Republic Township is a civil township of Marquette County in the U.S. state of Michigan. The population was 994 at the 2020 census. The unincorporated community of Republic is located within the township.

==Geography==
The township is in western Marquette County, bordered to the west by Baraga and Iron counties and to the south by Dickinson County. According to the United States Census Bureau, the township has a total area of 119.55 sqmi, of which 111.41 sqmi are land and 8.14 sqmi, or 6.81%, are water. The southern arm of Lake Michigamme is in the northern part of the township, and its outlet, the Michigamme River, flows southward through the township past the community of Republic.

==Communities==
- Republic is an unincorporated community and census-designated place in the eastern part of the township.
- Witch Lake is an unincorporated community in the southern part of the township.

==Demographics==
As of the census of 2000, there were 1,106 people, 493 households, and 347 families residing in the township. The population density was 9.8 per square mile (3.8/km^{2}). There were 983 housing units at an average density of 8.7 per square mile (3.4/km^{2}). The racial makeup of the township was 97.20% White, 1.81% Native American, 0.45% from other races, and 0.54% from two or more races. Hispanic or Latino of any race were 0.09% of the population.

There were 493 households, out of which 22.1% had children under the age of 18 living with them, 58.2% were married couples living together, 7.3% had a female householder with no husband present, and 29.6% were non-families. 25.8% of all households were made up of individuals, and 12.8% had someone living alone who was 65 years of age or older. The average household size was 2.23 and the average family size was 2.63.

In the township the population was spread out, with 19.0% under the age of 18, 4.2% from 18 to 24, 22.6% from 25 to 44, 31.2% from 45 to 64, and 23.1% who were 65 years of age or older. The median age was 48 years. For every 100 females, there were 106.0 males. For every 100 females age 18 and over, there were 104.6 males.

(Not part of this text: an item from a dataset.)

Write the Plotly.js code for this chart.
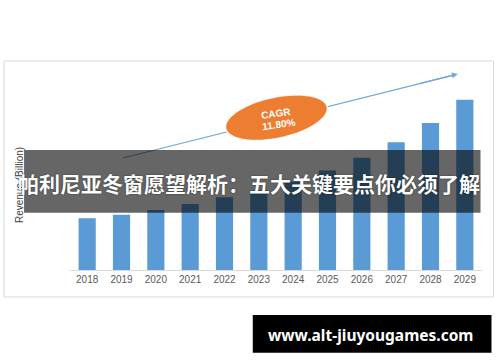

The median income for a household in the township was $27,500, and the median income for a family was $33,472. Males had a median income of $27,813 versus $19,375 for females. The per capita income for the township was $15,524. About 6.9% of families and 11.2% of the population were below the poverty line, including 12.7% of those under age 18 and 11.1% of those age 65 or over.

==History==
Old M-95 – Michigamme River Bridge was listed on the National Register of Historic Places in 1999. Built in 1910, and modest in scale and design, it is technologically and historically significant as an embodiment of local bridge design before state standardization. It spans the Michigamme River on an abandoned roadway (now used as a private road) that was once M-95, immediately west of the current highway.